Isabela & Fernandina Islands
Isabela Island is one of the youngest of the Galápagos archipelago, but the most impressive due to its volcanic history, formed by 6 volcanoes and five of them still active, but the northernmost not anymore. This volcano is crossed by the equator line, and there we all were, looking at the collapsed caldera, an amazing view, when all of a sudden we were “surprised” by King Neptune and his group of pirates. After an equator-crossing ceremony, our names got changed and we now have fish names.

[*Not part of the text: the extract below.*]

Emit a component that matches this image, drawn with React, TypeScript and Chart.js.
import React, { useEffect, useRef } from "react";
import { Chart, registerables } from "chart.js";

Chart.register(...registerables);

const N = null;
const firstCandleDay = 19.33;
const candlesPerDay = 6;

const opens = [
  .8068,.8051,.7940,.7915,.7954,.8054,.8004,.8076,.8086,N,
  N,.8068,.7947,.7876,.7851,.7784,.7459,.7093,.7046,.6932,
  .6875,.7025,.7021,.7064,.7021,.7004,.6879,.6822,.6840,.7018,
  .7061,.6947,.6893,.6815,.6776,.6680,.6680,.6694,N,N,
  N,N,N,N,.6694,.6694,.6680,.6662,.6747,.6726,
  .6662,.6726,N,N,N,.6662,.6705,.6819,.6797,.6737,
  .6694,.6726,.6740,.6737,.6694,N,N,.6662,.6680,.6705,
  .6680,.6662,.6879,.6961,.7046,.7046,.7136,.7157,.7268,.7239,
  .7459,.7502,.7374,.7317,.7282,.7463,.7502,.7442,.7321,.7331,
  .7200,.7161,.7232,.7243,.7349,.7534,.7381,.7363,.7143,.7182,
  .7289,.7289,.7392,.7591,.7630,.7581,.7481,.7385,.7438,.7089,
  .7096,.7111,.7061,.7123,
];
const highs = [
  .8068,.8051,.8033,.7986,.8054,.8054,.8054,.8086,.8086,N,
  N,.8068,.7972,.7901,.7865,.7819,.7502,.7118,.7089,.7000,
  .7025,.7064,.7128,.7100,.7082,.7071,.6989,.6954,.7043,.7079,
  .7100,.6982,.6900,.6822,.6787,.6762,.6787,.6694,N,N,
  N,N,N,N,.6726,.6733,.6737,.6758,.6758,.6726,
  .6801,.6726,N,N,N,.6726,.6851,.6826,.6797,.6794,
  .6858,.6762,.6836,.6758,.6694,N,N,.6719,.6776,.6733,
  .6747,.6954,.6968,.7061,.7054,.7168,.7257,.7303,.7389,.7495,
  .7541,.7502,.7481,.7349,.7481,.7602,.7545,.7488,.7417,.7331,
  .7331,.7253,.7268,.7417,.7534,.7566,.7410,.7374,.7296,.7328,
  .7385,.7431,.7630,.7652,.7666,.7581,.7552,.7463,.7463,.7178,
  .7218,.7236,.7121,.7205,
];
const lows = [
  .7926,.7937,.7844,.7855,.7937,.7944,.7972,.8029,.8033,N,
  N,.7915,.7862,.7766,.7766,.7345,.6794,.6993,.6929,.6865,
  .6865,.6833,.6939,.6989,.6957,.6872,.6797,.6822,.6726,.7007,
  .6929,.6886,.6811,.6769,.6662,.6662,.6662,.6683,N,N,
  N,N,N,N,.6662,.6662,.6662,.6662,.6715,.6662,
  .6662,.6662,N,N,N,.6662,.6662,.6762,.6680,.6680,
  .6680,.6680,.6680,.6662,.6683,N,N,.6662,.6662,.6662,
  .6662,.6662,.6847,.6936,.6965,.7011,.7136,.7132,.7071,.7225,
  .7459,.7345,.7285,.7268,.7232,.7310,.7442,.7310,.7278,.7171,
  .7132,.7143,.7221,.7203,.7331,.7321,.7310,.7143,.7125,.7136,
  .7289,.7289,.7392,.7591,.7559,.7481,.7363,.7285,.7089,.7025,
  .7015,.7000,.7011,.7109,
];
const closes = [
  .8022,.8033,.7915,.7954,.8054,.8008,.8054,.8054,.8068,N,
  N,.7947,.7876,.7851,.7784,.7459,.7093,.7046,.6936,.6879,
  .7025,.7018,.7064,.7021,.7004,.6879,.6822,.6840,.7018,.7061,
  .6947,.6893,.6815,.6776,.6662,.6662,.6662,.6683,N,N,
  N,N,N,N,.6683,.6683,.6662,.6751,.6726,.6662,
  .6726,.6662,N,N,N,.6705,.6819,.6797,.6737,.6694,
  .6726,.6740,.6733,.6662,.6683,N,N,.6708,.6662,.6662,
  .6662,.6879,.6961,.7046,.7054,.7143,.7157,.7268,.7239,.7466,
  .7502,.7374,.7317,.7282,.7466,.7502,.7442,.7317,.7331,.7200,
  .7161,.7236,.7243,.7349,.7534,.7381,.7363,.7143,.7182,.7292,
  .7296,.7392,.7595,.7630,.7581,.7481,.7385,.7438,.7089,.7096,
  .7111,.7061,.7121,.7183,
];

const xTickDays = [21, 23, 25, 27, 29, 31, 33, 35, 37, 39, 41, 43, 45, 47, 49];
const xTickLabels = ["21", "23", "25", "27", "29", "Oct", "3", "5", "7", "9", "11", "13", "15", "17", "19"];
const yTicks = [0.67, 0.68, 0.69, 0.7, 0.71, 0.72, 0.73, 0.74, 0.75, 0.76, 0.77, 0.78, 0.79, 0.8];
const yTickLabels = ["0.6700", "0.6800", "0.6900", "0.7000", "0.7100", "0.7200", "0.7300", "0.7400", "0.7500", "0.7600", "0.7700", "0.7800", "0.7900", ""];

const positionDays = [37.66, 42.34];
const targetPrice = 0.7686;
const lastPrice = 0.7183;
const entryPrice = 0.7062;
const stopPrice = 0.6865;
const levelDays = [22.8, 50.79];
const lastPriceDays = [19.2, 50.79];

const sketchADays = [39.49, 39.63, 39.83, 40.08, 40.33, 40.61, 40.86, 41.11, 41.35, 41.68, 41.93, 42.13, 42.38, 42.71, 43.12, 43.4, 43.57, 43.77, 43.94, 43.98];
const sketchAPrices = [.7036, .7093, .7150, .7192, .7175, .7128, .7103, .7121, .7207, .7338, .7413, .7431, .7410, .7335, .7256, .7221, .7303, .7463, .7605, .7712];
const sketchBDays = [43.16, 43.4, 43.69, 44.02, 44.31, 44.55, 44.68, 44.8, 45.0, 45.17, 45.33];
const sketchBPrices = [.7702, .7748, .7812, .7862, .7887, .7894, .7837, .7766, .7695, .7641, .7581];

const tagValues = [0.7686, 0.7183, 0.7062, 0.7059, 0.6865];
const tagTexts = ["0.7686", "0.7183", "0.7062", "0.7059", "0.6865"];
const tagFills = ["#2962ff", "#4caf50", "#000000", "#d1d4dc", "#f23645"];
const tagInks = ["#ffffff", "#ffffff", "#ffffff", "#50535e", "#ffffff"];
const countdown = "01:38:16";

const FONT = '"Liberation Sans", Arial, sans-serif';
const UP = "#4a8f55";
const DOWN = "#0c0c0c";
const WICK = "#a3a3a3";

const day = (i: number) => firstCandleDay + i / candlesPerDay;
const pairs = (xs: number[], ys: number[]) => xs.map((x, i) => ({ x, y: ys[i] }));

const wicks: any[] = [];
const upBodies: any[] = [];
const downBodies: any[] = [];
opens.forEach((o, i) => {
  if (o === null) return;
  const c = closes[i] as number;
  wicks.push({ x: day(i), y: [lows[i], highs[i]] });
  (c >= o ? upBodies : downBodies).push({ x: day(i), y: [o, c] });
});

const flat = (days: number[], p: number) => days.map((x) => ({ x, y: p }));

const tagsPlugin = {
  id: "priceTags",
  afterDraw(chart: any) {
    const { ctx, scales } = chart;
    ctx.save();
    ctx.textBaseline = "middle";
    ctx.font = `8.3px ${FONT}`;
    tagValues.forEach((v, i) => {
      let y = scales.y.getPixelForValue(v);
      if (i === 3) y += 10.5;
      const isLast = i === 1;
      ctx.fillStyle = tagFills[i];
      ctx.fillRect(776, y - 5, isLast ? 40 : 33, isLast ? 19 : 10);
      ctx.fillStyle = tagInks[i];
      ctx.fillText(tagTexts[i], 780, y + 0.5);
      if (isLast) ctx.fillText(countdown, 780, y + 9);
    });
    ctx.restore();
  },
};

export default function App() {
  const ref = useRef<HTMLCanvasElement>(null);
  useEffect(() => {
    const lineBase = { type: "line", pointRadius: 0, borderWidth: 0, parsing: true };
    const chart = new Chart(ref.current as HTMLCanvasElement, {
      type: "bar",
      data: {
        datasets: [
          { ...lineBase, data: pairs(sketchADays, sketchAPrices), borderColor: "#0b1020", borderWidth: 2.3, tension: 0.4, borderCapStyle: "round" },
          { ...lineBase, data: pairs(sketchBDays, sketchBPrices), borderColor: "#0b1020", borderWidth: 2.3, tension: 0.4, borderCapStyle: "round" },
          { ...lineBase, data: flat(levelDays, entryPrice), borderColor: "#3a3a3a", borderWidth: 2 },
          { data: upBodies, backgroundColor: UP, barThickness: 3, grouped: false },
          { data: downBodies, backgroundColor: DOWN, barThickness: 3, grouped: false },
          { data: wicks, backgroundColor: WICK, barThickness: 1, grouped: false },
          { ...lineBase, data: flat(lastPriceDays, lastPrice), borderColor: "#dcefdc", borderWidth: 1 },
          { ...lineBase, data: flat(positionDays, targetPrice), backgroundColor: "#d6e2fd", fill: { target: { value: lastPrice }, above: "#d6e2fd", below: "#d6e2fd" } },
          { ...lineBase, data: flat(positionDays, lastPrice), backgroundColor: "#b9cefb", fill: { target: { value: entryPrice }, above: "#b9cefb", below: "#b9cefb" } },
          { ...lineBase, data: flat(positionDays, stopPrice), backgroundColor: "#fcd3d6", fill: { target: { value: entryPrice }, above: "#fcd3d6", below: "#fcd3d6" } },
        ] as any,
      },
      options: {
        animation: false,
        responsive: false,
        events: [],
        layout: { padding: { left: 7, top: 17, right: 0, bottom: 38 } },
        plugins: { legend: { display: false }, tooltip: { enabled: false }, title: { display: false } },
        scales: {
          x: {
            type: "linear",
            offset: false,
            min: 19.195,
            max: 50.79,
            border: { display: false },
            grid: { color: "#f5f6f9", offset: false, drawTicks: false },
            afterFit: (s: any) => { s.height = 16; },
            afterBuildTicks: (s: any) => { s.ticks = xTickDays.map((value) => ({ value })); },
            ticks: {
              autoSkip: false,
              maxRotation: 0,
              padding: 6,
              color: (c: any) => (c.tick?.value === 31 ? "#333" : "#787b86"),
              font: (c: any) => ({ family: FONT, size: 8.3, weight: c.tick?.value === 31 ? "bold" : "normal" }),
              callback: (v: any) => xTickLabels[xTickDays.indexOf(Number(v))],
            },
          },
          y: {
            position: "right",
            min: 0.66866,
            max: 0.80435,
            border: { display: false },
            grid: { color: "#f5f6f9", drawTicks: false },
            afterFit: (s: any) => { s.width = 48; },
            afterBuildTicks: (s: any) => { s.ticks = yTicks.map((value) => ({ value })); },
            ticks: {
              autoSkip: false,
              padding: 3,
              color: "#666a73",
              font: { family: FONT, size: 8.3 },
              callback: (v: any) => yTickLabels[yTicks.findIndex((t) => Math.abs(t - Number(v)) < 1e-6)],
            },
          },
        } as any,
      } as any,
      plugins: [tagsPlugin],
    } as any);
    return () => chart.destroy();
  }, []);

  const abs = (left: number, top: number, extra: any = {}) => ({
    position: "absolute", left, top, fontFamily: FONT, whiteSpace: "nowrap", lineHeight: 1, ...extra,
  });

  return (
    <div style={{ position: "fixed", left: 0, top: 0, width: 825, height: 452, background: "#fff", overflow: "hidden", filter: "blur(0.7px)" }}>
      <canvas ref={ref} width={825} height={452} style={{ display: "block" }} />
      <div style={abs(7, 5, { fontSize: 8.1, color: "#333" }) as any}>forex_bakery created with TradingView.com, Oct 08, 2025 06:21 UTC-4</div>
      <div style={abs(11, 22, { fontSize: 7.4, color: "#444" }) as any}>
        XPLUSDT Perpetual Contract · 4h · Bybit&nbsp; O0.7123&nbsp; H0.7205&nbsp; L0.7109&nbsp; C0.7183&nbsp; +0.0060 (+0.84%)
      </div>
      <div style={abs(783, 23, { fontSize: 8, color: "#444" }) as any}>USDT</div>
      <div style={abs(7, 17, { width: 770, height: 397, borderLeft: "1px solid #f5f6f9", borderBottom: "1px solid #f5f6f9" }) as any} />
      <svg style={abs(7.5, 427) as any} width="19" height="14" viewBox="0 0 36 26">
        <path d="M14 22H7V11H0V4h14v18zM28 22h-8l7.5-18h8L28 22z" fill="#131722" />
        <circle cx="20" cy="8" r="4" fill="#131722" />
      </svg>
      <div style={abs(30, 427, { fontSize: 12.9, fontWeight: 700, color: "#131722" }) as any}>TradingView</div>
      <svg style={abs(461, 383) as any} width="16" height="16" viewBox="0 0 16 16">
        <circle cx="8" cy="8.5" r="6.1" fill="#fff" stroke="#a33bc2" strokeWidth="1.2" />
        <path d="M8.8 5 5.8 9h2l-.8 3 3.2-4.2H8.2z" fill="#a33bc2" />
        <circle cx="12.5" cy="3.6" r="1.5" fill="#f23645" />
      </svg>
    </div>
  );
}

After that experience we got into the Zodiac, just to go along the coast of Punta Vicente Roca. Our morning site was just at the foots of this volcano. Due to its conditions, normally very cold water during the garua season that just came to an end, we could see the very odd combination of wildlife here – flightless cormorants, Galápagos penguins, green sea turtles, noddy terns, Nazca boobies, and marine iguanas, amongst others.
Just before the ride was over we entered a cave, and inside we found more turtles, this time small ones all together with a huge school of Creole fishes. The walls of it were covered with different kinds of invertebrates that gave the cave a beautiful texture of different colors to its walls.
After the ride we came back just to hop into our wetsuits and go snorkeling in the same area to see the same wildlife and formations, this time underwater, really great. The morning came to an end we came back on board. Lunch was being served while we lifted anchor to go to Fernandina just across the Bolivar Channel.
Punta Espinoza is the place we visited this afternoon, the only place opened on this pristine island, and perhaps the last one in this part of the world. This is the youngest island, still younger than half a million years. This island erupted about seven months ago.
There is black young lava everywhere, either pahoe-hoe or ah- ah. This is a perfect place for marine iguanas, which were everywhere this time very noticeably. Their mating season has just begun and their colors do not match lava as usual; this time they look green. This is our last opportunity to see flightless cormorants. They are endemic to this area, and we see them very close to the trail, just standing there by the water’s edge, surrounded by the local wildlife.
Once again time runs fast and we must continue with our journey. Goodbye, young Fernandina.